Make an exact copy of all the material below, apart from the pictures.

##### DATA PROVIDED #####

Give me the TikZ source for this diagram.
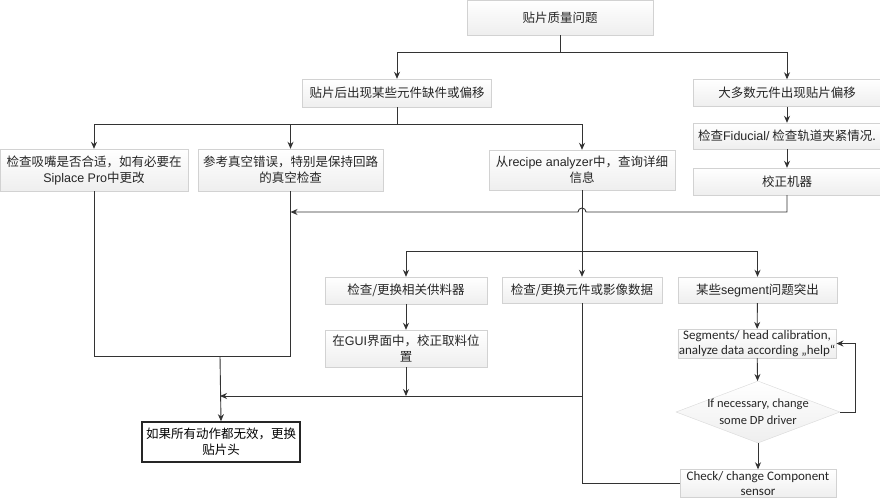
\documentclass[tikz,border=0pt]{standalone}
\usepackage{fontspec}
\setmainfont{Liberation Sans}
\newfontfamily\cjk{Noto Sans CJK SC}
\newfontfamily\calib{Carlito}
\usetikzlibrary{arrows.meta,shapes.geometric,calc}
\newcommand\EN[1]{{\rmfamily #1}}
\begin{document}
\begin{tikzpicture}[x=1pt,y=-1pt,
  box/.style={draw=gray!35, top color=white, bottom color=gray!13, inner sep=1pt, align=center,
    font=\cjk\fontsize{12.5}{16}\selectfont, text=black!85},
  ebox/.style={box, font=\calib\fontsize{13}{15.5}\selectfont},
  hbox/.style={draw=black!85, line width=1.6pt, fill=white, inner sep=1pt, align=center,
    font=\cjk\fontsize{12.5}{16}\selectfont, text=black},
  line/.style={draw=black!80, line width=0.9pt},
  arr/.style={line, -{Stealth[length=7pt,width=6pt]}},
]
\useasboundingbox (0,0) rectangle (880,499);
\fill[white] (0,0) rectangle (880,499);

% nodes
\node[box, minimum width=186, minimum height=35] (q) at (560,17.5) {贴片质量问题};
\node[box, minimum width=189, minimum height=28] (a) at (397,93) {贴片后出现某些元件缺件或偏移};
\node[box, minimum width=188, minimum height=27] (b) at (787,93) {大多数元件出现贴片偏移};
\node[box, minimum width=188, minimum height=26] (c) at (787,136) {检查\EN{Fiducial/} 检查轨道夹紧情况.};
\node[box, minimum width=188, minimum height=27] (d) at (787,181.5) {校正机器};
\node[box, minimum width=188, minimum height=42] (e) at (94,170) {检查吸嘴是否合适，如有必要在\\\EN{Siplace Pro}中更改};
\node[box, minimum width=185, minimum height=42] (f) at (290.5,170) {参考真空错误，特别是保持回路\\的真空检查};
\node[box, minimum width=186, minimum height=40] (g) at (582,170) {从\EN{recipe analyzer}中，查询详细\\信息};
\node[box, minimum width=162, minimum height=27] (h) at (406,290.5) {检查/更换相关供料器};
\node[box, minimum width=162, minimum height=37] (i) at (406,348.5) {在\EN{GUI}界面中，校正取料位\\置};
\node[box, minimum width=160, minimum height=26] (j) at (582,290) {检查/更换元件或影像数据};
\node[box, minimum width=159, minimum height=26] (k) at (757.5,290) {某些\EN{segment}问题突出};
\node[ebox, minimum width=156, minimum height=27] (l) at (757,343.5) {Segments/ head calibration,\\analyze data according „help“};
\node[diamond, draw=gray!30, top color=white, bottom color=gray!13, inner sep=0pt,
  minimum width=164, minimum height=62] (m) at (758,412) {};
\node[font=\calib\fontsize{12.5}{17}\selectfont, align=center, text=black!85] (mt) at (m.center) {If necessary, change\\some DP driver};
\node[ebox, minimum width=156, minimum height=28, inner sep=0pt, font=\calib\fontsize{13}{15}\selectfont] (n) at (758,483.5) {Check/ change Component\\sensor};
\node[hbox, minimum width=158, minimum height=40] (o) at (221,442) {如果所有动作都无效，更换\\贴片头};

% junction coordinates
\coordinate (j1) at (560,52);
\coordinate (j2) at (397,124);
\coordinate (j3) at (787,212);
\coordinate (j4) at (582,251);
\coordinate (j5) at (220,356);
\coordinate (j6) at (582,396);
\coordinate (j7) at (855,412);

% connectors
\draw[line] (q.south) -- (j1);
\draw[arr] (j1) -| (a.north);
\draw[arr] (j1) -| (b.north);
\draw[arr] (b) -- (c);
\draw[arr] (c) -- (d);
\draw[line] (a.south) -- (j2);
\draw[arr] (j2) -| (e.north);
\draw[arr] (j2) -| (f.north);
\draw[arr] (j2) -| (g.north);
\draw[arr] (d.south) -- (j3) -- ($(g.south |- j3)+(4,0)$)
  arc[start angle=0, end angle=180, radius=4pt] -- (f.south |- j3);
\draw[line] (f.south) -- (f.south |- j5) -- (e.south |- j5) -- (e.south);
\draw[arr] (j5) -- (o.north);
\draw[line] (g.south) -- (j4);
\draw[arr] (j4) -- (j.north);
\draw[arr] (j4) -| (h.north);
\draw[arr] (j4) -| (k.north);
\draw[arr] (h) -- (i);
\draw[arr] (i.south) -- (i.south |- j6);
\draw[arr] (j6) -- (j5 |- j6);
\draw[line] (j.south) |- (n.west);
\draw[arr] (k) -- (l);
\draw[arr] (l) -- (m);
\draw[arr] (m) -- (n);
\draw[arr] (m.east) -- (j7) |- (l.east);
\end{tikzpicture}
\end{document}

#####

**TASK SOLUTION**
Give me the TikZ source for this diagram.
\documentclass[tikz,border=0pt]{standalone}
\usepackage{fontspec}
\setmainfont{Liberation Sans}
\newfontfamily\cjk{Noto Sans CJK SC}
\newfontfamily\calib{Carlito}
\usetikzlibrary{arrows.meta,shapes.geometric,calc}
\newcommand\EN[1]{{\rmfamily #1}}
\begin{document}
\begin{tikzpicture}[x=1pt,y=-1pt,
  box/.style={draw=gray!35, top color=white, bottom color=gray!13, inner sep=1pt, align=center,
    font=\cjk\fontsize{12.5}{16}\selectfont, text=black!85},
  ebox/.style={box, font=\calib\fontsize{13}{15.5}\selectfont},
  hbox/.style={draw=black!85, line width=1.6pt, fill=white, inner sep=1pt, align=center,
    font=\cjk\fontsize{12.5}{16}\selectfont, text=black},
  line/.style={draw=black!80, line width=0.9pt},
  arr/.style={line, -{Stealth[length=7pt,width=6pt]}},
]
\useasboundingbox (0,0) rectangle (880,499);
\fill[white] (0,0) rectangle (880,499);

% nodes
\node[box, minimum width=186, minimum height=35] (q) at (560,17.5) {贴片质量问题};
\node[box, minimum width=189, minimum height=28] (a) at (397,93) {贴片后出现某些元件缺件或偏移};
\node[box, minimum width=188, minimum height=27] (b) at (787,93) {大多数元件出现贴片偏移};
\node[box, minimum width=188, minimum height=26] (c) at (787,136) {检查\EN{Fiducial/} 检查轨道夹紧情况.};
\node[box, minimum width=188, minimum height=27] (d) at (787,181.5) {校正机器};
\node[box, minimum width=188, minimum height=42] (e) at (94,170) {检查吸嘴是否合适，如有必要在\\\EN{Siplace Pro}中更改};
\node[box, minimum width=185, minimum height=42] (f) at (290.5,170) {参考真空错误，特别是保持回路\\的真空检查};
\node[box, minimum width=186, minimum height=40] (g) at (582,170) {从\EN{recipe analyzer}中，查询详细\\信息};
\node[box, minimum width=162, minimum height=27] (h) at (406,290.5) {检查/更换相关供料器};
\node[box, minimum width=162, minimum height=37] (i) at (406,348.5) {在\EN{GUI}界面中，校正取料位\\置};
\node[box, minimum width=160, minimum height=26] (j) at (582,290) {检查/更换元件或影像数据};
\node[box, minimum width=159, minimum height=26] (k) at (757.5,290) {某些\EN{segment}问题突出};
\node[ebox, minimum width=156, minimum height=27] (l) at (757,343.5) {Segments/ head calibration,\\analyze data according „help“};
\node[diamond, draw=gray!30, top color=white, bottom color=gray!13, inner sep=0pt,
  minimum width=164, minimum height=62] (m) at (758,412) {};
\node[font=\calib\fontsize{12.5}{17}\selectfont, align=center, text=black!85] (mt) at (m.center) {If necessary, change\\some DP driver};
\node[ebox, minimum width=156, minimum height=28, inner sep=0pt, font=\calib\fontsize{13}{15}\selectfont] (n) at (758,483.5) {Check/ change Component\\sensor};
\node[hbox, minimum width=158, minimum height=40] (o) at (221,442) {如果所有动作都无效，更换\\贴片头};

% junction coordinates
\coordinate (j1) at (560,52);
\coordinate (j2) at (397,124);
\coordinate (j3) at (787,212);
\coordinate (j4) at (582,251);
\coordinate (j5) at (220,356);
\coordinate (j6) at (582,396);
\coordinate (j7) at (855,412);

% connectors
\draw[line] (q.south) -- (j1);
\draw[arr] (j1) -| (a.north);
\draw[arr] (j1) -| (b.north);
\draw[arr] (b) -- (c);
\draw[arr] (c) -- (d);
\draw[line] (a.south) -- (j2);
\draw[arr] (j2) -| (e.north);
\draw[arr] (j2) -| (f.north);
\draw[arr] (j2) -| (g.north);
\draw[arr] (d.south) -- (j3) -- ($(g.south |- j3)+(4,0)$)
  arc[start angle=0, end angle=180, radius=4pt] -- (f.south |- j3);
\draw[line] (f.south) -- (f.south |- j5) -- (e.south |- j5) -- (e.south);
\draw[arr] (j5) -- (o.north);
\draw[line] (g.south) -- (j4);
\draw[arr] (j4) -- (j.north);
\draw[arr] (j4) -| (h.north);
\draw[arr] (j4) -| (k.north);
\draw[arr] (h) -- (i);
\draw[arr] (i.south) -- (i.south |- j6);
\draw[arr] (j6) -- (j5 |- j6);
\draw[line] (j.south) |- (n.west);
\draw[arr] (k) -- (l);
\draw[arr] (l) -- (m);
\draw[arr] (m) -- (n);
\draw[arr] (m.east) -- (j7) |- (l.east);
\end{tikzpicture}
\end{document}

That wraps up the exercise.